Buja A., Paganini M., Fusinato R., Cocchio S., Scioni M., Rebba V., Baldo V., Boccuzzo G., (2021).

Health and Healthcare Variables Associated with Italy’s Excess Mortality during the First Wave of the COVID-19 pandemic: An Ecological Study. medRxiv.

 

Abstract:

Background Healthcare factors have strongly influenced the propagation of COVID-19. The present study aims to examine whether excess mortality during the first phase of the COVID-19 outbreak in Italy was associated with health, healthcare, demographic, and socioeconomic indicators measured at a provincial level.

Methods The present ecological study concerns the raw number of deaths from Jan. 1 to Apr. 30, 2020 and the mean number of deaths in the same months of 2015 to 2019, per province. Information on socioeconomic factors and healthcare settings were extracted from the most recently updated databases on the ISTAT website. Two multilevel, multivariate models were constructed to test whether excess mortality was associated with the indicators across 107 provinces in Italy.

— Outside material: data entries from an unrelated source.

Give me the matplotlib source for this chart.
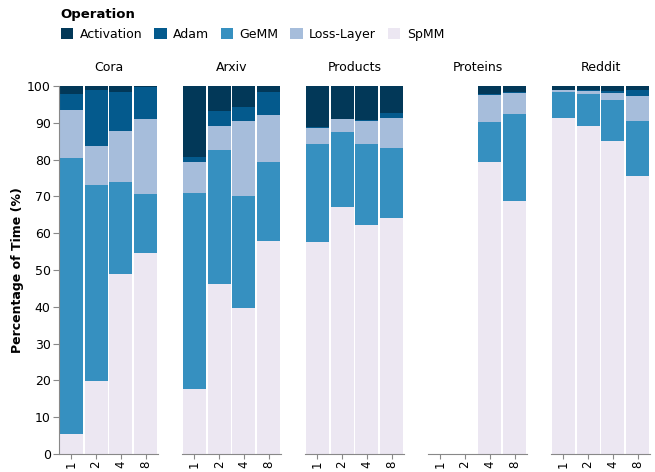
import numpy as np
import matplotlib
matplotlib.use("Agg")
import matplotlib.pyplot as plt

# number of GPUs on x, percentage of epoch time per operation
gpus = ["1", "2", "4", "8"]
datasets = ["Cora", "Arxiv", "Products", "Proteins", "Reddit"]
operations = ["Activation", "Adam", "GeMM", "Loss-Layer", "SpMM"]
colors = ["#023858", "#045a8d", "#3690c0", "#a6bddb", "#ece7f2"]

spmm = {
    "Cora": [5.4, 19.8, 48.8, 54.7],
    "Arxiv": [17.6, 46.3, 39.6, 58.0],
    "Products": [57.5, 67.2, 62.1, 64.0],
    "Proteins": [0, 0, 79.4, 68.8],
    "Reddit": [91.3, 89.2, 85.1, 75.6],
}
gemm = {
    "Cora": [75.1, 53.4, 25.2, 16.0],
    "Arxiv": [53.4, 36.4, 30.6, 21.4],
    "Products": [26.8, 20.3, 22.2, 19.2],
    "Proteins": [0, 0, 10.8, 23.6],
    "Reddit": [7.1, 8.6, 11.1, 14.8],
}
loss_layer = {
    "Cora": [13.0, 10.5, 13.8, 20.4],
    "Arxiv": [8.4, 6.5, 20.3, 12.7],
    "Products": [4.3, 3.6, 6.2, 8.1],
    "Proteins": [0, 0, 7.4, 5.7],
    "Reddit": [0.5, 0.8, 1.9, 6.9],
}
adam = {
    "Cora": [4.2, 15.3, 10.6, 8.7],
    "Arxiv": [1.4, 4.0, 3.8, 6.3],
    "Products": [0.3, 0.0, 0.3, 1.4],
    "Proteins": [0, 0, 0.2, 0.3],
    "Reddit": [0.0, 0.3, 0.5, 1.6],
}
activation = {
    "Cora": [2.3, 1.0, 1.6, 0.2],
    "Arxiv": [19.2, 6.8, 5.7, 1.6],
    "Products": [11.1, 8.9, 9.2, 7.3],
    "Proteins": [0, 0, 2.2, 1.6],
    "Reddit": [1.1, 1.1, 1.4, 1.1],
}

# stacking order bottom -> top
stack = [("SpMM", spmm), ("GeMM", gemm), ("Loss-Layer", loss_layer),
         ("Adam", adam), ("Activation", activation)]
color_of = dict(zip(operations, colors))

W, H = 655, 472
fig = plt.figure(figsize=(W / 100, H / 100), dpi=100)
plt.rcParams["font.family"] = "DejaVu Sans"

axis_grey = "#888888"
left0, step, aw = 59, 123, 99
top, bottom = 86, 454

handles = {}
for i, ds in enumerate(datasets):
    ax = fig.add_axes([(left0 + i * step) / W, (H - bottom) / H, aw / W, (bottom - top) / H])
    x = np.arange(len(gpus))
    base = np.zeros(len(gpus))
    for op, table in stack:
        vals = np.array(table[ds], dtype=float)
        b = ax.bar(x, vals, bottom=base, width=0.93, color=color_of[op], linewidth=0)
        handles[op] = b
        base += vals
    ax.set_xlim(-0.5, 3.5)
    ax.set_ylim(0, 100)
    ax.set_xticks(x)
    ax.set_xticklabels(gpus, rotation=90, fontsize=8.5)
    ax.set_title(ds, fontsize=9, pad=11)
    for s in ["top", "right"]:
        ax.spines[s].set_visible(False)
    ax.spines["bottom"].set_color(axis_grey)
    ax.spines["left"].set_color(axis_grey)
    ax.tick_params(axis="x", colors=axis_grey, labelcolor="black", length=3.5, pad=1)
    if i == 0:
        ax.set_yticks(np.arange(0, 101, 10))
        ax.tick_params(axis="y", colors=axis_grey, labelcolor="black", length=4, pad=2, labelsize=9)
        ax.set_ylabel("Percentage of Time (%)", fontsize=9, fontweight="bold", labelpad=2)
    else:
        ax.spines["left"].set_visible(False)
        ax.set_yticks([])

leg = fig.legend([handles[op] for op in operations], operations,
                 title="Operation", loc="upper left",
                 bbox_to_anchor=(52 / W, 1 + 1 / H), ncol=5, frameon=False,
                 fontsize=9, title_fontproperties={"weight": "bold", "size": 9.5},
                 handlelength=1.0, handleheight=1.0, handletextpad=0.5,
                 columnspacing=0.95, borderpad=0.2, labelspacing=0.55)
leg._legend_box.align = "left"

fig.savefig("out.png", dpi=100)
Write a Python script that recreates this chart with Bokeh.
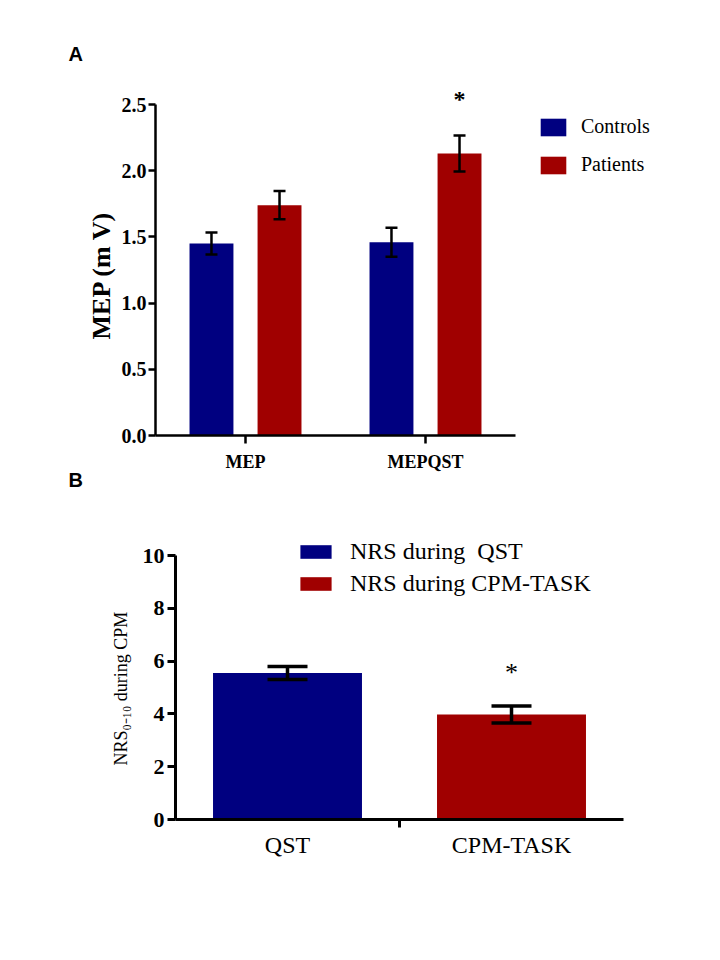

Results On linear multilevel, multivariate analysis, AIDS mortality rate (p-value <0.05) correlates positively with excess mortality, while a higher density of General Practitioners (number of GPs per 1,000 population) is associated with lower excess mortality (p-value <0.05). After controlling for the diffusion of COVID-19 in each province, the significance of GP density increases (p-value <0.001) and the rate of hospitalization in long-term care wards is positively associated (p-value <0.05) with excess mortality.

Conclusion Some health and healthcare variables are strongly associated with excess mortality caused by COVID-19 in Italy and should be considered to implement mitigation policies and increase healthcare resilience.